COLUMBUS - It's unclear when, or if, the Ohio Supreme Court will respond to a request to put the legislature on a short leash in the battle over how to fund public schools.

Yesterday, the coalition of school districts that sued the state in 1991 to challenge the school-funding system filed a motion asking the high court to take two steps:

w Order the legislature to approve state funds to pay the costs of “unfunded mandates” from two 1997 state laws designed to make schools more accountable for how they educate children and spend tax dollars. The amount would be determined by asking each district.

w Require the legislature to file a plan on how it will meet the June 15 deadline to craft a school-funding system that complies with the Ohio Constitution. The legislature then would have to file monthly progress reports.

“It's obvious to the coalition that the state defendants will never fix the school-funding problem without additional direction from the Supreme Court,” said Bill Phillis, executive director of the Ohio Coalition for Equity & Adequacy of School Funding.

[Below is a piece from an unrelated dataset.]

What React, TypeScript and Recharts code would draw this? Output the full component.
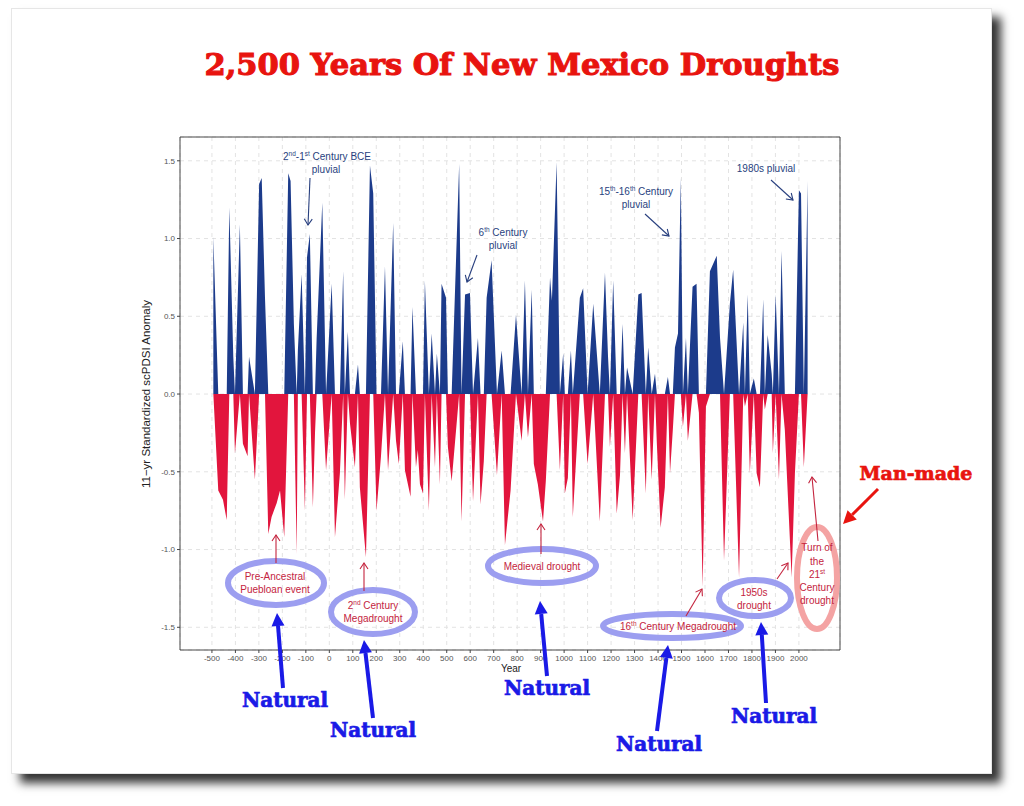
import React from 'react';
import { AreaChart, Area, XAxis, YAxis, CartesianGrid, ReferenceArea } from 'recharts';

const YEARS = [
  -494, -473, -453, -437, -426, -409, -402, -381, -368, -348, -342, -317, -299, -288, -274, -260, -246, -224, -210, -192,
  -175, -165, -151, -139, -134, -118, -104, -95, -83, -70, -61, -54, -30, -14, 10, 24, 45, 59, 66, 79,
  88, 109, 122, 130, 156, 173, 187, 201, 220, 237, 250, 272, 284, 296, 313, 322, 346, 354, 369, 377,
  386, 399, 407, 424, 436, 450, 458, 471, 478, 497, 505, 521, 553, 563, 578, 599, 612, 633, 644, 658,
  670, 691, 714, 734, 748, 772, 795, 819, 833, 846, 862, 871, 888, 910, 922, 940, 948, 968, 982, 996,
  1003, 1016, 1029, 1037, 1067, 1081, 1100, 1124, 1152, 1174, 1187, 1195, 1209, 1224, 1238, 1249, 1259, 1268, 1292, 1316,
  1330, 1348, 1358, 1373, 1387, 1395, 1411, 1429, 1442, 1451, 1463, 1472, 1485, 1497, 1506, 1519, 1527, 1547, 1564, 1574,
  1590, 1604, 1621, 1650, 1664, 1681, 1706, 1720, 1745, 1763, 1770, 1782, 1791, 1808, 1820, 1834, 1848, 1855, 1867, 1884,
  1889, 1901, 1915, 1926, 1940, 1969, 1983, 2000, 2009, 2021, 2037,
];

const VALUES = [
  1.01, -0.62, -0.68, -0.81, 1.2, 0.24, -0.38, 1.09, -0.32, -0.4, 0.24, -0.55, 1.35, 1.39, 0.62, -0.9, -0.79, -0.7, -0.62, -0.92,
  1.42, 1.37, 0.45, -1.03, 0.28, 0.77, -0.75, 0.88, 1.03, -0.73, -0.25, 0.36, 1.23, -0.49, 0.71, -0.92, -0.51, 0.79, -0.68, 0.4,
  -0.19, -0.47, 0.19, -0.6, -1.05, 1.47, 1.29, -0.75, -0.4, 0.82, -0.49, 1.1, -0.3, -0.45, 0.34, -0.49, -0.66, 0.56, -0.47, -0.36,
  -0.58, -0.64, 0.73, -0.75, 0.39, -0.47, 0.26, -0.58, 0.71, 0.62, -0.34, -0.56, 1.48, -0.82, 0.64, 0.65, -0.69, 0.36, -0.71, -0.43,
  0.62, 0.86, -0.52, 0.28, -0.97, -0.62, 0.51, -0.3, 0.73, -0.28, 0.67, -0.45, -0.58, -0.82, -0.56, 0.75, 0.6, 1.49, -0.49, 0.26,
  -0.64, -0.54, 0.28, -0.79, 0.62, 0.68, -0.45, 0.58, -0.82, 0.78, 0.24, -0.34, 0.73, -0.77, -0.52, 0.45, -0.38, 0.17, -0.81, 0.64,
  0.65, -0.64, 0.3, -0.55, 0.13, -0.32, -0.86, -0.6, 0.11, -0.51, -0.23, 0.3, 0.39, 1.39, -0.21, 0.36, -0.3, 0.69, 0.71, -0.12,
  -1.24, -0.08, 0.79, 0.89, 0.36, -1.07, 0.58, 0.8, -1.18, 0.46, -0.08, 0.64, -0.51, 0.1, -0.51, -0.6, 0.61, -0.1, 0.38, 0.13,
  -0.38, 0.64, -0.55, 0.92, -0.23, -1.18, -0.51, 1.31, 1.29, -0.47, 1.37,
];

const X_TICKS = [-500, -400, -300, -200, -100, 0, 100, 200, 300, 400, 500, 600, 700, 800, 900, 1000, 1100, 1200, 1300, 1400, 1500, 1600, 1700, 1800, 1900, 2000];
const Y_TICKS = [-1.5, -1.0, -0.5, 0.0, 0.5, 1.0, 1.5];
const X_DOMAIN = [-636, 2175];
const Y_DOMAIN = [-1.646, 1.653];

const TITLE = '2,500 Years Of New Mexico Droughts';
const Y_LABEL = '11\u2212yr Standardized scPDSI Anomaly';
const X_LABEL = 'Year';

const BLUE_FILL = '#1c3b8b';
const RED_FILL = '#e2153d';
const BLUE_TXT = '#283f7e';
const RED_TXT = '#c4243e';
const NAT_BLUE = '#1a1ae6';
const TITLE_RED = '#e8140f';
const ELLIPSE = '#9c9ef0';
const PINK = '#f4a3a3';

const data = YEARS.map((year, i) => ({ year, pos: Math.max(VALUES[i], 0), neg: Math.min(VALUES[i], 0) }));

function headPts(x1: number, y1: number, x2: number, y2: number, len: number, hw: number) {
  const dx = x2 - x1, dy = y2 - y1;
  const L = Math.sqrt(dx * dx + dy * dy);
  const ux = dx / L, uy = dy / L;
  const bx = x2 - ux * len, by = y2 - uy * len;
  const px = -uy, py = ux;
  return { a: [bx + px * hw, by + py * hw], b: [bx - px * hw, by - py * hw], base: [bx, by] };
}

function ThinArrow({ x1, y1, x2, y2, color }: any) {
  const h = headPts(x1, y1, x2, y2, 6, 4);
  return (
    <g stroke={color} strokeWidth={1.1} fill="none">
      <line x1={x1} y1={y1} x2={x2} y2={y2} />
      <polyline points={`${h.a[0]},${h.a[1]} ${x2},${y2} ${h.b[0]},${h.b[1]}`} />
    </g>
  );
}

function BigArrow({ x1, y1, x2, y2, color, w = 4 }: any) {
  const h = headPts(x1, y1, x2, y2, 13, 6.5);
  return (
    <g>
      <line x1={x1} y1={y1} x2={h.base[0]} y2={h.base[1]} stroke={color} strokeWidth={w} />
      <polygon points={`${h.a[0]},${h.a[1]} ${x2},${y2} ${h.b[0]},${h.b[1]}`} fill={color} />
    </g>
  );
}

function Sup({ children }: any) {
  return (
    <tspan dy={-4} fontSize={6.5}>{children}</tspan>
  );
}

export default function App() {
  const txt = { fontFamily: 'Liberation Sans, Arial, sans-serif', fontSize: 10, textAnchor: 'middle' as const };
  const nat = { fontFamily: 'DejaVu Serif, serif', fontWeight: 700, fontSize: 20, textAnchor: 'middle' as const, fill: NAT_BLUE, stroke: NAT_BLUE, strokeWidth: 0.7 };
  return (
    <div style={{ position: 'absolute', left: 0, top: 0, width: 1024, height: 806, background: '#fff', overflow: 'hidden' }}>
      <div style={{ position: 'absolute', left: 11, top: 8, width: 979, height: 764, background: '#fff', border: '1px solid #e6e6e6', boxShadow: '9px 9px 9px rgba(0,0,0,0.8)' }} />
      <div style={{ position: 'absolute', left: 0, top: 0 }}>
        <AreaChart width={1024} height={806} data={data} margin={{ top: 137, right: 184, bottom: 126, left: 140 }}>
          <CartesianGrid stroke="#e3e3e3" strokeDasharray="4 4" />
          <XAxis
            dataKey="year"
            type="number"
            domain={X_DOMAIN}
            ticks={X_TICKS}
            allowDataOverflow
            height={30}
            axisLine={false}
            tickSize={3}
            tickLine={{ stroke: '#444' }}
            tick={{ fontSize: 8, fill: '#555', fontFamily: 'Liberation Sans, Arial, sans-serif' }}
            interval={0}
          />
          <YAxis
            type="number"
            domain={Y_DOMAIN}
            ticks={Y_TICKS}
            allowDataOverflow
            width={40}
            axisLine={false}
            tickSize={3}
            tickLine={{ stroke: '#444' }}
            tick={{ fontSize: 8, fill: '#555', fontFamily: 'Liberation Sans, Arial, sans-serif' }}
            tickFormatter={(v: number) => v.toFixed(1)}
            interval={0}
          />
          <Area type="linear" dataKey="pos" baseValue={0} stroke="none" fill={BLUE_FILL} fillOpacity={1} isAnimationActive={false} dot={false} activeDot={false} />
          <Area type="linear" dataKey="neg" baseValue={0} stroke="none" fill={RED_FILL} fillOpacity={1} isAnimationActive={false} dot={false} activeDot={false} />
          <ReferenceArea x1={X_DOMAIN[0]} x2={X_DOMAIN[1]} y1={Y_DOMAIN[0]} y2={Y_DOMAIN[1]} fill="none" stroke="#333" strokeWidth={0.9} ifOverflow="visible" />
        </AreaChart>
      </div>
      <svg width={1024} height={806} style={{ position: 'absolute', left: 0, top: 0, pointerEvents: 'none' }}>
        <text x={522} y={75} textAnchor="middle" fontFamily="DejaVu Serif, serif" fontWeight={700} fontSize={30.5} fill={TITLE_RED} stroke={TITLE_RED} strokeWidth={1.1}>{TITLE}</text>

        <text x={150} y={394} transform="rotate(-90 150 394)" textAnchor="middle" fontFamily="Liberation Sans, Arial, sans-serif" fontSize={11.5} fill="#222">{Y_LABEL}</text>
        <text x={511} y={672} textAnchor="middle" fontFamily="Liberation Sans, Arial, sans-serif" fontSize={10} fill="#222">{X_LABEL}</text>

        {/* pluvial annotations */}
        <g fill={BLUE_TXT} {...txt}>
          <text x={327} y={160}>2<Sup>nd</Sup><tspan dy={4}>-1</tspan><Sup>st</Sup><tspan dy={4}> Century BCE</tspan></text>
          <text x={326} y={173}>pluvial</text>
          <text x={503} y={236}>6<Sup>th</Sup><tspan dy={4}> Century</tspan></text>
          <text x={503} y={249}>pluvial</text>
          <text x={636} y={195}>15<Sup>th</Sup><tspan dy={4}>-16</tspan><Sup>th</Sup><tspan dy={4}> Century</tspan></text>
          <text x={636} y={208}>pluvial</text>
          <text x={766} y={172}>1980s pluvial</text>
        </g>
        <ThinArrow x1={310} y1={178} x2={308} y2={225} color={BLUE_TXT} />
        <ThinArrow x1={477} y1={255} x2={467} y2={282} color={BLUE_TXT} />
        <ThinArrow x1={645} y1={214} x2={669} y2={236} color={BLUE_TXT} />
        <ThinArrow x1={771} y1={180} x2={793} y2={200} color={BLUE_TXT} />

        {/* ellipses */}
        <g fill="none" strokeWidth={6}>
          <ellipse cx={276} cy={583} rx={48} ry={22} stroke={ELLIPSE} />
          <ellipse cx={373} cy={612} rx={42} ry={22} stroke={ELLIPSE} />
          <ellipse cx={542} cy={566} rx={54} ry={17} stroke={ELLIPSE} />
          <ellipse cx={672} cy={626} rx={69} ry={12} stroke={ELLIPSE} />
          <ellipse cx={755} cy={598} rx={36} ry={18} stroke={ELLIPSE} />
          <ellipse cx={817} cy={578} rx={20} ry={51} stroke={PINK} />
        </g>

        {/* drought annotations */}
        <g fill={RED_TXT} {...txt}>
          <text x={275} y={580}>Pre-Ancestral</text>
          <text x={275} y={593}>Puebloan event</text>
          <text x={373} y={609}>2<Sup>nd</Sup><tspan dy={4}> Century</tspan></text>
          <text x={373} y={622}>Megadrought</text>
          <text x={542} y={570}>Medieval drought</text>
          <text x={678} y={630}>16<Sup>th</Sup><tspan dy={4}> Century Megadrought</tspan></text>
          <text x={754} y={596}>1950s</text>
          <text x={754} y={609}>drought</text>
          <text x={817} y={551}>Turn of</text>
          <text x={817} y={565}>the</text>
          <text x={817} y={578}>21<Sup>st</Sup></text>
          <text x={817} y={591}>Century</text>
          <text x={817} y={604}>drought</text>
        </g>
        <ThinArrow x1={276} y1={563} x2={276} y2={535} color={RED_TXT} />
        <ThinArrow x1={364} y1={591} x2={364} y2={563} color={RED_TXT} />
        <ThinArrow x1={541} y1={554} x2={541} y2={524} color={RED_TXT} />
        <ThinArrow x1={686} y1={616} x2={702} y2={589} color={RED_TXT} />
        <ThinArrow x1={777} y1={579} x2={788} y2={563} color={RED_TXT} />
        <ThinArrow x1={818} y1={541} x2={812} y2={477} color={RED_TXT} />

        {/* outer labels */}
        <BigArrow x1={283} y1={688} x2={277} y2={613} color={NAT_BLUE} />
        <BigArrow x1={373} y1={718} x2={364} y2={640} color={NAT_BLUE} />
        <BigArrow x1={547} y1={676} x2={540} y2={601} color={NAT_BLUE} />
        <BigArrow x1={657} y1={731} x2={668} y2={645} color={NAT_BLUE} />
        <BigArrow x1={766} y1={703} x2={761} y2={622} color={NAT_BLUE} />
        <text x={285} y={707} {...nat}>Natural</text>
        <text x={373} y={737} {...nat}>Natural</text>
        <text x={547} y={695} {...nat}>Natural</text>
        <text x={659} y={751} {...nat}>Natural</text>
        <text x={774} y={723} {...nat}>Natural</text>

        <BigArrow x1={878} y1={489} x2={843} y2={524} color={TITLE_RED} w={3} />
        <text x={916} y={480} textAnchor="middle" fontFamily="DejaVu Serif, serif" fontWeight={700} fontSize={19} fill={TITLE_RED} stroke={TITLE_RED} strokeWidth={0.7}>Man-made</text>
      </svg>
    </div>
  );
}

The state has 10 days to respond to the motion.

Attorney General Betty Montgomery believes the motion is “premature at best,” an aide said.

Governor Taft said the motion is “unproductive,” said spokeswoman Denise Lee.

“The governor and lawmakers are still in the process of putting together a response to the Supreme Court decision,” she said.

Yesterday's motion was filed seven months after the court released a 4-3 decision striking down the school-funding system as unconstitutional, for the second time in three years.

The court ruled that legislators had failed to comply with its 1997 decision that said a new system should rely less on local real-estate taxes, which the court majority said causes inequities among property-rich and poor districts.

One section of the Supreme Court decision ordered the legislature to immediately provide funding so districts can pay for “unfunded mandates.”

Mr. Phillis said the legislature has defied the Supreme Court's May 11 decision by passing a bill that eliminates the requirement that districts have “rainy-day” funds. The bill also lessens spending mandates for building maintenance, textbooks, and other instructional materials.